The definition of a rebel is someone who goes against the grain. For close to thirty years now, Blue Rodeo has taken the road less travelled – and succeeded far beyond anyone’s expectations. The band emerged in the early 80’s as a countrified rock band in the era of hair metal and glossy pop. Despite sticking out like a sore thumb (or maybe because of it), their single “Try” became omni-present on radio across Canada and set in motion a three decade long career of headlining every club, theatre and arena in Canada. In 1993, when grunge rock was squeezing commercial rock off the radio, they recorded their most acoustic album, Five Days In July, and scored their biggest hit selling over a half million copies of that one record alone.

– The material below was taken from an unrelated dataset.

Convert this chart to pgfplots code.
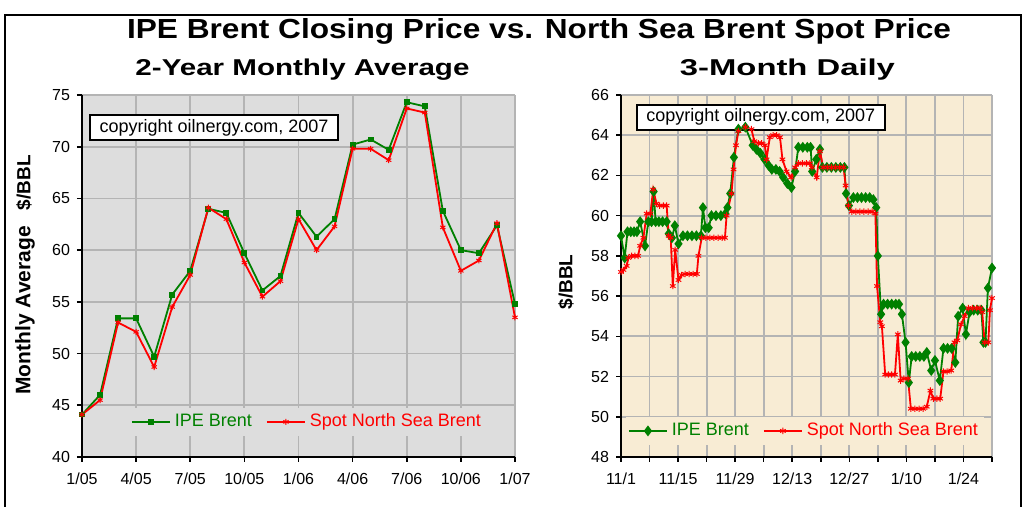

Now, with their 14th Warner Music Canada studio album – 1000 Arms, Blue Rodeo’s successes are measured in terms that include induction into the Canadian Music Hall of Fame (2012), receiving a Governor General’s Performing Arts Award (2014) and acknowledgement that the band has steadfastly defined itself by its own terms, and in the years that ensued, sold in excess of four million records.
Reflecting back on three decades of successes and those early Blue Rodeo days, both Jim and Greg are able to fully appreciate where the band sits in the pantheon of music. “Success seemed really real when we were entertaining people at The Horseshoe. That was the top of the heap for us,” Cuddy says. “When you look back, you realize that it has just been this beautiful dream.”